Critical considerations

  • How to operate between time zones – which activities need to be synchronised? Are there elements than can be pre-recorded or reused?
  • Where and how should the CEO and top executives join? Should they be spread out across locations or join at the same site?


studio show with watch parties

A main show, broadcast from a studio, is combined with local in-person gatherings (‘watch parties’) in country leadership teams. This solution makes it possible to combine different virtual and in-person engagement activities – from online reflection teams, where colleagues are mixed across locations, to local workshops and team building. 


  • The studio broadcast can create a great show and a strong shared experience.   
  • Participants are not forced to watch by themselves – they can engage and socialise with colleagues at their local event.
  • Savings on travel time, carbon-emissions and airfare.

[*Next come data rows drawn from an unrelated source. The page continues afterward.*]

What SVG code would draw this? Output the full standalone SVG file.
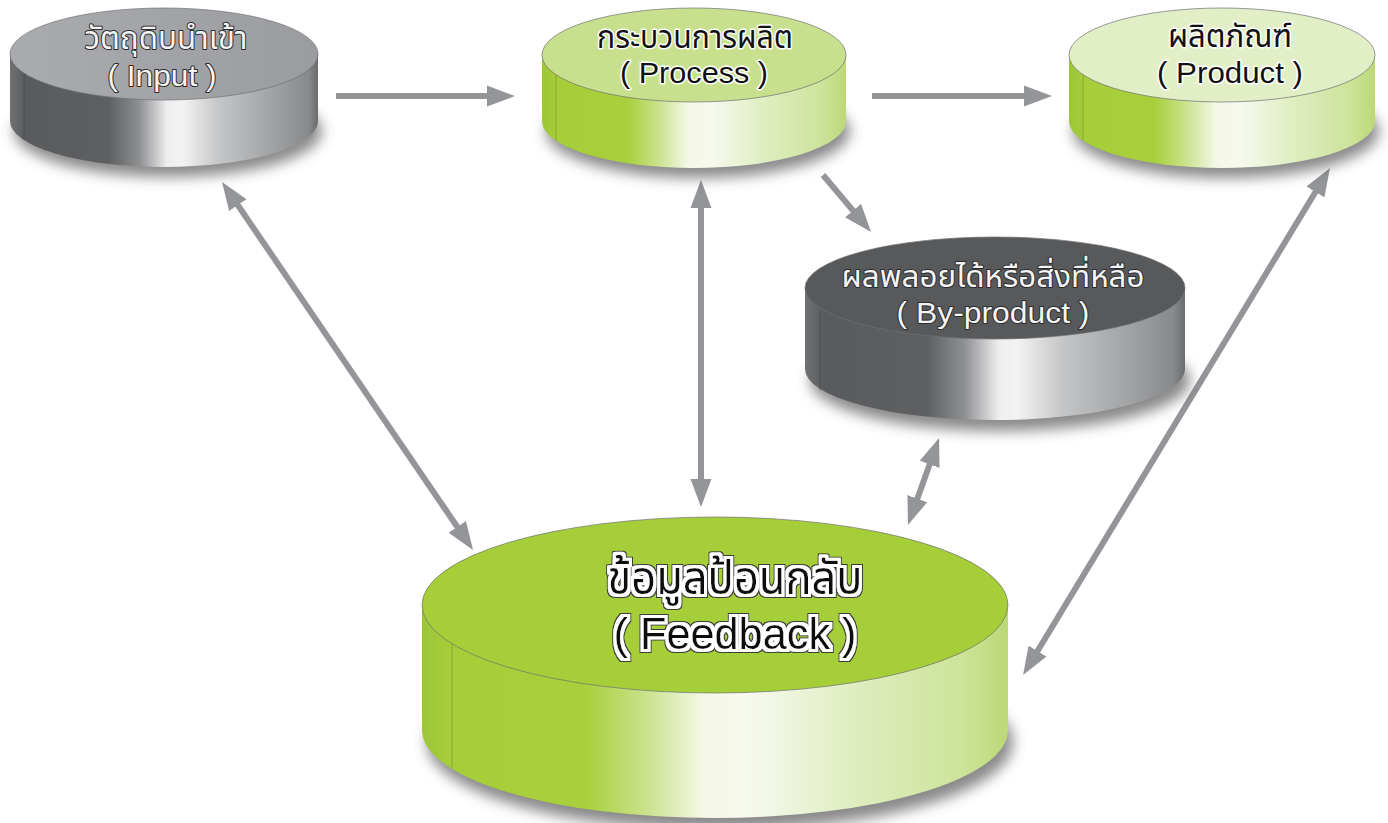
<svg xmlns="http://www.w3.org/2000/svg" width="1388" height="823" viewBox="0 0 1388 823">
<defs>
<style>
.th{font-family:"Liberation Sans","Noto Sans Thai","Noto Sans",sans-serif;text-anchor:middle}
.dark{fill:#111;stroke:#fff;stroke-width:3;paint-order:stroke;stroke-linejoin:round}
.light{fill:#f4f4f4;stroke:#2c2c2e;stroke-width:2;paint-order:stroke;stroke-linejoin:round}
.fb{fill:#0a0a0a}
.conn{stroke:#939598;stroke-width:6;fill:none}
.shadow{fill:#3a3a3c;opacity:.6;filter:url(#blur)}
.rim{fill:none;stroke:#6f7072;stroke-width:1;stroke-opacity:.7}
.seam{stroke:#000;stroke-opacity:.18;stroke-width:1}
</style>
<filter id="blur" x="-20%" y="-50%" width="140%" height="200%"><feGaussianBlur stdDeviation="7"/></filter>
<filter id="halo" x="-10%" y="-30%" width="120%" height="160%">
<feMorphology in="SourceAlpha" operator="dilate" radius="2.8" result="d1"/>
<feMorphology in="SourceAlpha" operator="dilate" radius="4" result="d2"/>
<feFlood flood-color="#ffffff" result="w"/>
<feComposite in="w" in2="d1" operator="in" result="wh"/>
<feFlood flood-color="#3a3a3a" result="k"/>
<feComposite in="k" in2="d2" operator="in" result="kh"/>
<feMerge><feMergeNode in="kh"/><feMergeNode in="wh"/><feMergeNode in="SourceGraphic"/></feMerge>
</filter>
<linearGradient id="graySide" x1="0" y1="0" x2="1" y2="0">
<stop offset="0" stop-color="#707173"/>
<stop offset="0.05" stop-color="#5a5b5d"/>
<stop offset="0.32" stop-color="#5e5f61"/>
<stop offset="0.42" stop-color="#8f9092"/>
<stop offset="0.51" stop-color="#eeeeef"/>
<stop offset="0.56" stop-color="#f3f3f3"/>
<stop offset="0.68" stop-color="#c4c5c6"/>
<stop offset="0.88" stop-color="#9c9d9f"/>
<stop offset="0.97" stop-color="#88898b"/>
<stop offset="1" stop-color="#6a6b6d"/>
</linearGradient>
<linearGradient id="greenSide" x1="0" y1="0" x2="1" y2="0">
<stop offset="0" stop-color="#9cc53a"/>
<stop offset="0.05" stop-color="#a6ce39"/>
<stop offset="0.28" stop-color="#a9d03c"/>
<stop offset="0.38" stop-color="#c9e18a"/>
<stop offset="0.48" stop-color="#f4f8e6"/>
<stop offset="0.56" stop-color="#f6f9ee"/>
<stop offset="0.72" stop-color="#e1eec3"/>
<stop offset="0.92" stop-color="#cde39a"/>
<stop offset="1" stop-color="#bcd877"/>
</linearGradient>
<linearGradient id="inputTop" x1="0" y1="0" x2="1" y2="0">
<stop offset="0" stop-color="#a9abae"/>
<stop offset="1" stop-color="#9a9c9f"/>
</linearGradient>
<marker id="ah" viewBox="0 -11 28 22" refX="2" refY="0" markerWidth="28" markerHeight="22" markerUnits="userSpaceOnUse" orient="auto-start-reverse">
<path d="M0,-10.5 L28,0 L0,10.5 Z" fill="#939598"/>
</marker>
</defs>
<rect width="1388" height="823" fill="#ffffff"/>

<g id="connectors">
<line class="conn" x1="336" y1="96" x2="489" y2="96" marker-end="url(#ah)"/>
<line class="conn" x1="872" y1="96" x2="1026" y2="96" marker-end="url(#ah)"/>
<line class="conn" x1="823" y1="175" x2="854.3" y2="212.1" marker-end="url(#ah)"/>
<line class="conn" x1="236.7" y1="203.5" x2="458.4" y2="528.5" marker-start="url(#ah)" marker-end="url(#ah)"/>
<line class="conn" x1="701" y1="206" x2="701" y2="481" marker-start="url(#ah)" marker-end="url(#ah)"/>
<line class="conn" x1="930.3" y1="462.5" x2="916.7" y2="500.5" marker-start="url(#ah)" marker-end="url(#ah)"/>
<line class="conn" x1="1316.5" y1="190.2" x2="1036.5" y2="652.8" marker-start="url(#ah)" marker-end="url(#ah)"/>
</g>

<g id="node-input">
<ellipse class="shadow" cx="168" cy="131" rx="154" ry="46"/>
<path d="M10,54 L10,121 A154,46 0 0 0 318,121 L318,54 Z" fill="url(#graySide)"/>
<line class="seam" x1="24" y1="73" x2="24" y2="140"/>
<ellipse cx="164" cy="54" rx="154" ry="46" fill="url(#inputTop)"/>
<ellipse class="rim" cx="164" cy="54" rx="154" ry="46"/>
<text class="th light" x="166" y="49" font-size="32" textLength="163" lengthAdjust="spacingAndGlyphs">วัตถุดิบนำเข้า</text>
<text class="th light" x="162" y="86" font-size="30" textLength="109" lengthAdjust="spacingAndGlyphs">( Input )</text>
</g>

<g id="node-process">
<ellipse class="shadow" cx="698" cy="131" rx="152" ry="47"/>
<path d="M542,55 L542,121 A152,47 0 0 0 846,121 L846,55 Z" fill="url(#greenSide)"/>
<line class="seam" x1="556" y1="75" x2="556" y2="141"/>
<ellipse cx="694" cy="55" rx="152" ry="47" fill="#c8e08e"/>
<ellipse class="rim" cx="694" cy="55" rx="152" ry="47"/>
<text class="th dark" x="695" y="48" font-size="32" textLength="196" lengthAdjust="spacingAndGlyphs">กระบวนการผลิต</text>
<text class="th dark" x="694" y="83" font-size="30" textLength="148" lengthAdjust="spacingAndGlyphs">( Process )</text>
</g>

<g id="node-product">
<ellipse class="shadow" cx="1226" cy="131" rx="153" ry="47"/>
<path d="M1069,55 L1069,121 A153,47 0 0 0 1375,121 L1375,55 Z" fill="url(#greenSide)"/>
<line class="seam" x1="1083" y1="75" x2="1083" y2="141"/>
<ellipse cx="1222" cy="55" rx="153" ry="47" fill="#e2efc6"/>
<ellipse class="rim" cx="1222" cy="55" rx="153" ry="47"/>
<text class="th dark" x="1230" y="47" font-size="32" textLength="124" lengthAdjust="spacingAndGlyphs">ผลิตภัณฑ์</text>
<text class="th dark" x="1230" y="83" font-size="30" textLength="146" lengthAdjust="spacingAndGlyphs">( Product )</text>
</g>

<g id="node-byproduct">
<ellipse class="shadow" cx="1000" cy="380" rx="190" ry="51"/>
<path d="M805,288 L805,369 A190,51 0 0 0 1185,369 L1185,288 Z" fill="url(#graySide)"/>
<line class="seam" x1="820" y1="310" x2="820" y2="391"/>
<ellipse cx="995" cy="288" rx="190" ry="51" fill="#58595b"/>
<ellipse class="rim" cx="995" cy="288" rx="190" ry="51"/>
<text class="th light" x="993" y="287" font-size="31" textLength="303" lengthAdjust="spacingAndGlyphs">ผลพลอยได้หรือสิ่งที่หลือ</text>
<text class="th light" x="993" y="323" font-size="29" textLength="193" lengthAdjust="spacingAndGlyphs">( By-product )</text>
</g>

<g id="node-feedback">
<ellipse class="shadow" cx="720" cy="742" rx="293" ry="88"/>
<path d="M422,605 L422,730 A293,88 0 0 0 1008,730 L1008,605 Z" fill="url(#greenSide)"/>
<line class="seam" x1="452" y1="643" x2="452" y2="768"/>
<ellipse cx="715" cy="605" rx="293" ry="88" fill="#a6ce39"/>
<ellipse class="rim" cx="715" cy="605" rx="293" ry="88"/>
<g filter="url(#halo)">
<text class="th fb" x="735" y="594" font-size="46" textLength="255" lengthAdjust="spacingAndGlyphs">ข้อมูลป้อนกลับ</text>
<text class="th fb" x="735" y="649" font-size="45" textLength="243" lengthAdjust="spacingAndGlyphs">( Feedback )</text>
</g>
</g>
</svg>
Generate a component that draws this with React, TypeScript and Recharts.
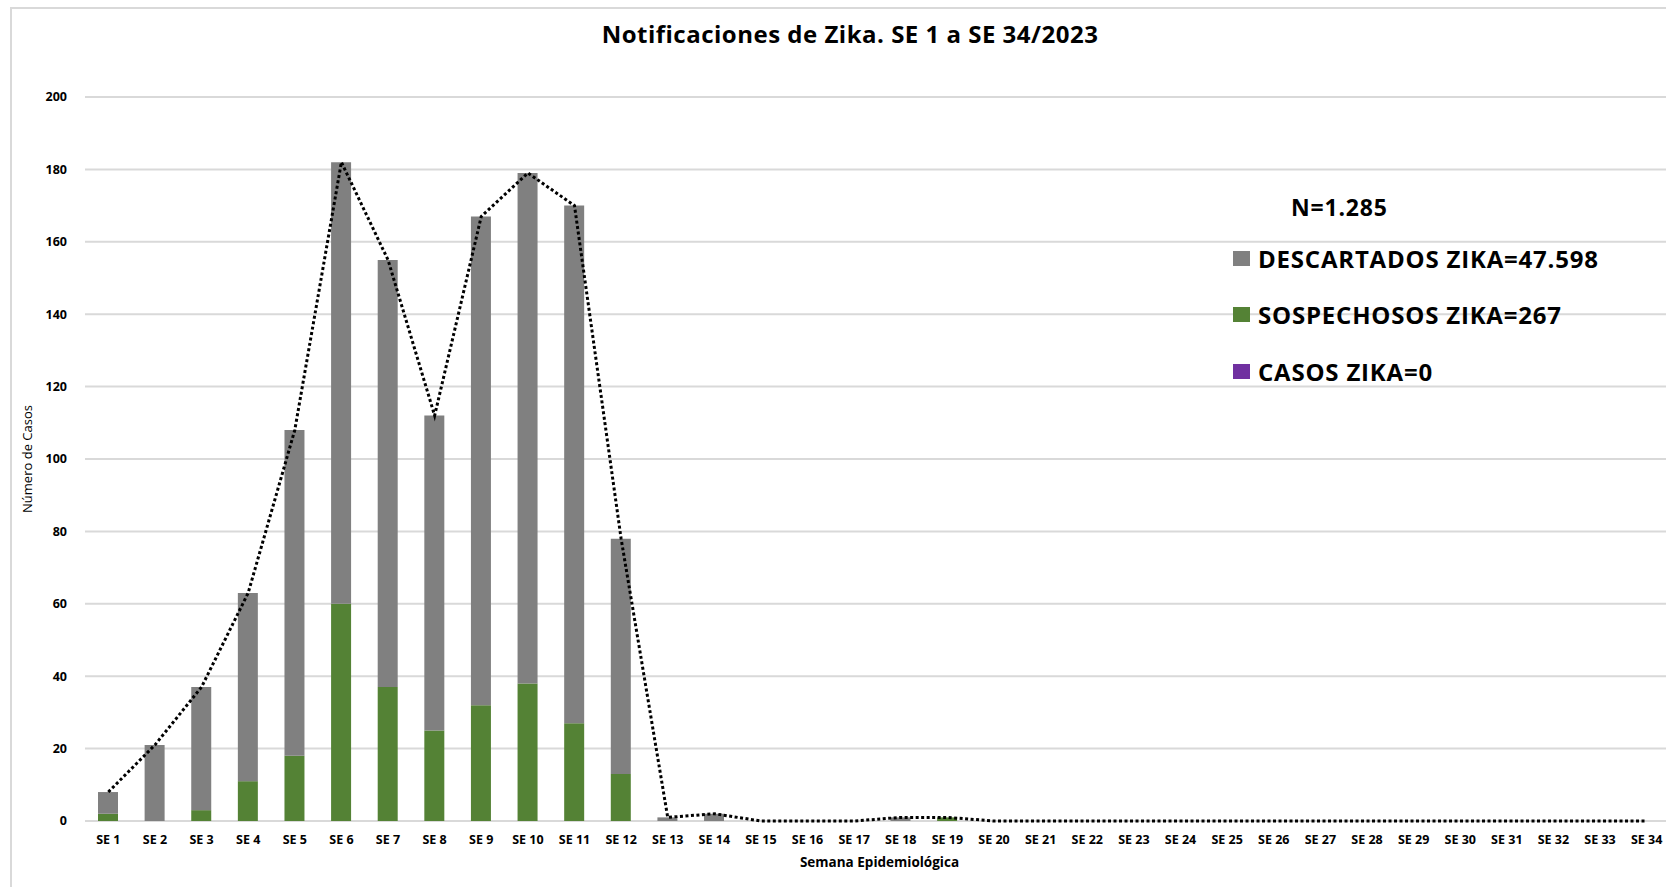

  • Missing out on meeting in-person with global colleagues. Executives will be presenting to cameras instead of colleagues in the same room.
  • Designing and running a great broadcast show from a studio takes meticulous planning and preparation as well as a smooth production apparatus.
  • It can be a logistic challenge to coordinate and execute virtual and in-person activities across the different locations.

Critical considerations

  • To which degree must the activities at the various local gatherings be coordinated and aligned? What may we gain and what may we lose?
  • How can we ensure that the broadcast show is engaging and relevant to all participants?


raising the bar

It is difficult to predict how we will design and run summits in the year to come, but I am sure of one thing: Expectations from participants will be higher. Remote work during the pandemic has taught us that virtual work has many benefits, but we have also been reminded of the value of in-person engagement and socialising.

Therefore, future event designers will need to have good answers to one key question – Why couldn’t this have been a virtual session?

When we bring people together for in-person events, we need to prove that the experience and impact is well worth the effort. Participants’ tolerance for boring one-way presentations, superficial engagement or dry lunch sandwiches will be very low.